— Begin —
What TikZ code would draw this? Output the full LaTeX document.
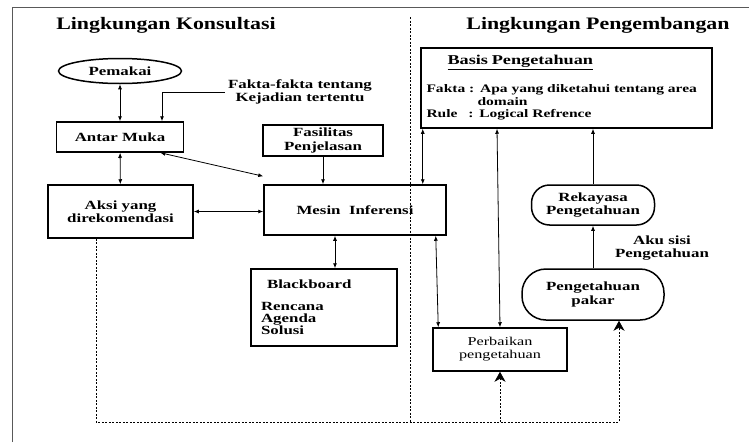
\documentclass[tikz,border=0pt]{standalone}
\usepackage{fontspec}
\setmainfont{Liberation Serif}[FakeStretch=1.25]
\newfontfamily\kotakfont{Liberation Serif}[FakeStretch=1.35]
\usetikzlibrary{shapes.geometric,arrows.meta}

\begin{document}
\begin{tikzpicture}[x=1pt,y=-1pt,>={Latex[length=5pt,width=4pt]},
    kotak/.style={draw,line width=1.5pt,font=\kotakfont\bfseries\fontsize{12.5}{13.5}\selectfont,align=center,inner sep=2pt},
    oval/.style={kotak,ellipse},
    bulat/.style={kotak,rounded corners=#1},
    panah/.style={line width=0.8pt},
    putus/.style={line width=0.8pt,dash pattern=on 2pt off 1.5pt},
    ujung/.style={-{Stealth[length=10pt,width=11pt,inset=3pt]}},
    judul/.style={font=\bfseries\fontsize{17.5}{20}\selectfont},
    teks/.style={font=\kotakfont\bfseries\fontsize{12.5}{13}\selectfont,align=center}]
    \useasboundingbox (0,0) rectangle (749,442);
    % bingkai
    \draw[line width=1pt,black!65] (12,442) -- (12,7) -- (749,7);
    \node[judul] (konsultasi) at (166,25) {Lingkungan Konsultasi};
    \node[judul] (pengembangan) at (598,25) {Lingkungan Pengembangan};
    \coordinate (batasatas) at (410,17);
    \coordinate (batasbawah) at (410,422);
    \draw[putus] (batasatas) -- (batasbawah);

    % lingkungan konsultasi
    \node[oval,minimum width=123pt,minimum height=25pt] (pemakai) at (120,71) {Pemakai};
    \node[teks] (fakta) at (300,92) {Fakta-fakta tentang\\Kejadian tertentu};
    \node[kotak,minimum width=127pt,minimum height=30pt] (antarmuka) at (120,137) {Antar Muka};
    \node[kotak,minimum width=145pt,minimum height=53pt] (aksi) at (120.5,211.5) {Aksi yang\\direkomendasi};
    \node[kotak,minimum width=120pt,minimum height=31pt] (fasilitas) at (323,140.5) {Fasilitas\\Penjelasan};
    \node[kotak,minimum width=182pt,minimum height=50pt] (mesin) at (355,210) {Mesin\ \ Inferensi};
    \node[kotak,font=\kotakfont\bfseries\fontsize{12.5}{12}\selectfont,minimum width=146pt,minimum height=77pt,
        text width=126pt,align=left] (papan) at (324,307.5)
        {\hspace*{6pt}Blackboard\\[10pt]Rencana\\Agenda\\Solusi};

    % lingkungan pengembangan
    \node[kotak,font=\kotakfont\bfseries\fontsize{11.5}{12.5}\selectfont,minimum width=291pt,minimum height=80pt,
        text width=280pt,align=left] (basis) at (566.5,88)
        {\hspace*{21pt}{\fontsize{13.5}{14}\selectfont\underline{Basis Pengetahuan}}\\[14pt]
         Fakta : Apa yang diketahui tentang area\\
         \hspace*{51pt}domain\\
         Rule\hspace{7pt} : Logical Refrence};
    \node[bulat=18pt,minimum width=123pt,minimum height=40pt] (rekayasa) at (593,205) {Rekayasa\\Pengetahuan};
    \node[teks] (aku) at (662,248) {Aku sisi\\Pengetahuan};
    \node[bulat=24pt,minimum width=142pt,minimum height=51pt] (pakar) at (593,294.5) {Pengetahuan\\pakar};
    \node[kotak,font=\kotakfont\fontsize{12}{13}\selectfont,minimum width=134pt,minimum height=43pt] (perbaikan) at (500,349.5) {Perbaikan\\pengetahuan};

    % panah
    \draw[panah,<->] (pemakai) -- (antarmuka);
    \draw[panah,->] (fakta.west) -| ([xshift=42pt]antarmuka.north);
    \draw[panah,<->] (antarmuka) -- (aksi);
    \draw[panah,<->] ([xshift=-24pt]antarmuka.south east) -- ([yshift=8pt]mesin.north west);
    \draw[panah,<->] (aksi.east) -- (aksi.east -| mesin.west);
    \draw[panah,->] (fasilitas) -- (fasilitas |- mesin.north);
    \draw[panah,<->] ([xshift=11pt]papan.north) -- ([xshift=11pt]papan.north |- mesin.south);
    \draw[panah,<->] ([xshift=-24pt]mesin.north east) -- ([xshift=-24pt]mesin.north east |- basis.south);
    \draw[panah,<->] ([xshift=-11pt]mesin.south east) -- ([xshift=6pt]perbaikan.north west);
    \draw[panah,<->] (perbaikan.north) -- ([xshift=-69.5pt]basis.south);
    \draw[panah,->] (rekayasa) -- (rekayasa |- basis.south);
    \draw[panah,->] (pakar) -- (rekayasa);

    % umpan balik
    \coordinate (bawah) at (96,422);
    \draw[putus,ujung] ([xshift=-24.5pt]aksi.south) |- (bawah) -| ([xshift=26pt]pakar.south);
    \draw[putus,ujung] (perbaikan.south |- bawah) -- (perbaikan.south);
\end{tikzpicture}
\end{document}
— End —
* [Directions]: Go through the material above and print all of it exactly, except the pictures.

* [The completed task]:
What TikZ code would draw this? Output the full LaTeX document.
\documentclass[tikz,border=0pt]{standalone}
\usepackage{fontspec}
\setmainfont{Liberation Serif}[FakeStretch=1.25]
\newfontfamily\kotakfont{Liberation Serif}[FakeStretch=1.35]
\usetikzlibrary{shapes.geometric,arrows.meta}

\begin{document}
\begin{tikzpicture}[x=1pt,y=-1pt,>={Latex[length=5pt,width=4pt]},
    kotak/.style={draw,line width=1.5pt,font=\kotakfont\bfseries\fontsize{12.5}{13.5}\selectfont,align=center,inner sep=2pt},
    oval/.style={kotak,ellipse},
    bulat/.style={kotak,rounded corners=#1},
    panah/.style={line width=0.8pt},
    putus/.style={line width=0.8pt,dash pattern=on 2pt off 1.5pt},
    ujung/.style={-{Stealth[length=10pt,width=11pt,inset=3pt]}},
    judul/.style={font=\bfseries\fontsize{17.5}{20}\selectfont},
    teks/.style={font=\kotakfont\bfseries\fontsize{12.5}{13}\selectfont,align=center}]
    \useasboundingbox (0,0) rectangle (749,442);
    % bingkai
    \draw[line width=1pt,black!65] (12,442) -- (12,7) -- (749,7);
    \node[judul] (konsultasi) at (166,25) {Lingkungan Konsultasi};
    \node[judul] (pengembangan) at (598,25) {Lingkungan Pengembangan};
    \coordinate (batasatas) at (410,17);
    \coordinate (batasbawah) at (410,422);
    \draw[putus] (batasatas) -- (batasbawah);

    % lingkungan konsultasi
    \node[oval,minimum width=123pt,minimum height=25pt] (pemakai) at (120,71) {Pemakai};
    \node[teks] (fakta) at (300,92) {Fakta-fakta tentang\\Kejadian tertentu};
    \node[kotak,minimum width=127pt,minimum height=30pt] (antarmuka) at (120,137) {Antar Muka};
    \node[kotak,minimum width=145pt,minimum height=53pt] (aksi) at (120.5,211.5) {Aksi yang\\direkomendasi};
    \node[kotak,minimum width=120pt,minimum height=31pt] (fasilitas) at (323,140.5) {Fasilitas\\Penjelasan};
    \node[kotak,minimum width=182pt,minimum height=50pt] (mesin) at (355,210) {Mesin\ \ Inferensi};
    \node[kotak,font=\kotakfont\bfseries\fontsize{12.5}{12}\selectfont,minimum width=146pt,minimum height=77pt,
        text width=126pt,align=left] (papan) at (324,307.5)
        {\hspace*{6pt}Blackboard\\[10pt]Rencana\\Agenda\\Solusi};

    % lingkungan pengembangan
    \node[kotak,font=\kotakfont\bfseries\fontsize{11.5}{12.5}\selectfont,minimum width=291pt,minimum height=80pt,
        text width=280pt,align=left] (basis) at (566.5,88)
        {\hspace*{21pt}{\fontsize{13.5}{14}\selectfont\underline{Basis Pengetahuan}}\\[14pt]
         Fakta : Apa yang diketahui tentang area\\
         \hspace*{51pt}domain\\
         Rule\hspace{7pt} : Logical Refrence};
    \node[bulat=18pt,minimum width=123pt,minimum height=40pt] (rekayasa) at (593,205) {Rekayasa\\Pengetahuan};
    \node[teks] (aku) at (662,248) {Aku sisi\\Pengetahuan};
    \node[bulat=24pt,minimum width=142pt,minimum height=51pt] (pakar) at (593,294.5) {Pengetahuan\\pakar};
    \node[kotak,font=\kotakfont\fontsize{12}{13}\selectfont,minimum width=134pt,minimum height=43pt] (perbaikan) at (500,349.5) {Perbaikan\\pengetahuan};

    % panah
    \draw[panah,<->] (pemakai) -- (antarmuka);
    \draw[panah,->] (fakta.west) -| ([xshift=42pt]antarmuka.north);
    \draw[panah,<->] (antarmuka) -- (aksi);
    \draw[panah,<->] ([xshift=-24pt]antarmuka.south east) -- ([yshift=8pt]mesin.north west);
    \draw[panah,<->] (aksi.east) -- (aksi.east -| mesin.west);
    \draw[panah,->] (fasilitas) -- (fasilitas |- mesin.north);
    \draw[panah,<->] ([xshift=11pt]papan.north) -- ([xshift=11pt]papan.north |- mesin.south);
    \draw[panah,<->] ([xshift=-24pt]mesin.north east) -- ([xshift=-24pt]mesin.north east |- basis.south);
    \draw[panah,<->] ([xshift=-11pt]mesin.south east) -- ([xshift=6pt]perbaikan.north west);
    \draw[panah,<->] (perbaikan.north) -- ([xshift=-69.5pt]basis.south);
    \draw[panah,->] (rekayasa) -- (rekayasa |- basis.south);
    \draw[panah,->] (pakar) -- (rekayasa);

    % umpan balik
    \coordinate (bawah) at (96,422);
    \draw[putus,ujung] ([xshift=-24.5pt]aksi.south) |- (bawah) -| ([xshift=26pt]pakar.south);
    \draw[putus,ujung] (perbaikan.south |- bawah) -- (perbaikan.south);
\end{tikzpicture}
\end{document}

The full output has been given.